So there you have it folks. The US elections are over for another four years, and we now know that America has chosen Barack Obama to lead them for another term. But are we any closer to truly discovering the true colours of money… remember it could have been Romney. The way his campaign was going at times it looked like he could not even spell the word ‘tax’!
Perhaps the Republican Convention was hoping to move on from the Romney family’s Spelling Bee shortcomings when Clint Eastwood hit the stage to deliver his endorsement. What was he going to say? ‘Go ahead Mitt, make my day’ or ‘It’s ‘bout time this town had a new Sheriff…’ or ‘Vote Romney/Ryan if you wanna save a fistful of dollars’?
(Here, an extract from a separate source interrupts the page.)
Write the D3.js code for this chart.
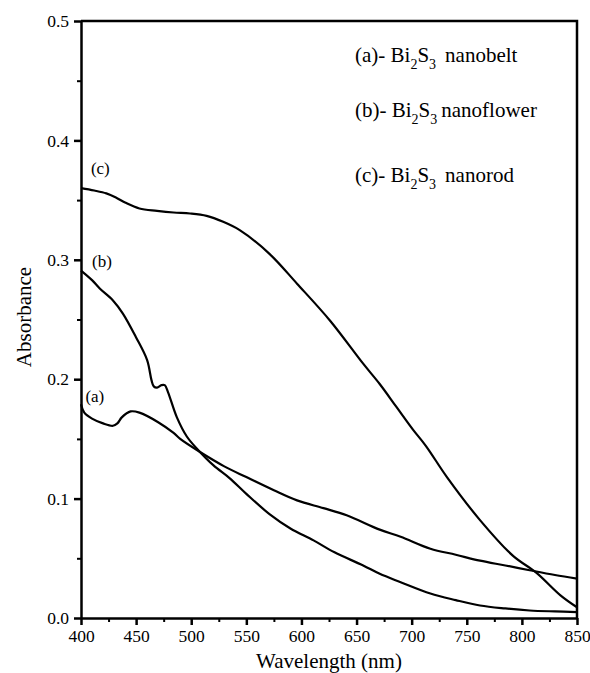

No. Nothing nearly so coherent – Eastwood spent 12 minutes having a monologue conversation between himself and President Obama, represented by an empty chair just to the left of Eastwood’s rostrum. What had meant to be a party-piece live on national TV turned out to be so embarrassing that it was completely edited out of the party’s own video hagiography of the convention.
Meanwhile, the most serious issue facing America in January remains the Fiscal Cliff with the attendant and inevitable GDP contraction that comes with it. As long term readers of this column know, for the last dozen or so years we have been making the point that the US economy has not actually experienced any GDP growth – merely higher levels of mal-investment activity paid for entirely by higher borrowing. Take away the annual debt increase and the reality of it all is that the US has been in recession for most of the last decade. The unsustainability of that kind of ‘growth’ is now coming home to roost.
“This Seat’s Taken.”
The choice facing the American President in 2013 is whether to have the strength of character to both increase taxes and cut spending thus sparking the biggest depression since the 1930s or to simply ‘kick the can’ further down the road in the hope that this trick can be repeated for the next four years and then blame the next guy. Anyone who cares about America would do the former – a politician will probably do the latter.
As one of my favourite financial gurus, Marc Faber, observed before knowing the result of the Presidential election, ‘Put a gun to my head and tell me to choose between Obama and Romney and I’d say…. “Pull the trigger please”’.
There are plenty of reasons to be bearish on the US economy. The problems are profound and structural. The experience of the 1930s taught us to realize that neither politicians nor central bankers can perform the economic miracles they believe that they are able to. Our believing they can, only leads to disappointment for voters and ridicule for the failed officials.
In response to Clint, the President later released the above photograph with the caption – “This Seat’s Taken” – a response which contained all the merciful brevity that Clint’s ramble lacked. However, the importance of who is sitting there is undoubtedly hugely overstated. The issue of the depressionary debt burden is far more significant than who is actually POTUS. It is vaguely possible that the outcome may somehow turn out to be Good or Bad but in every scenario I can envisage it is most likely to be pretty Ugly.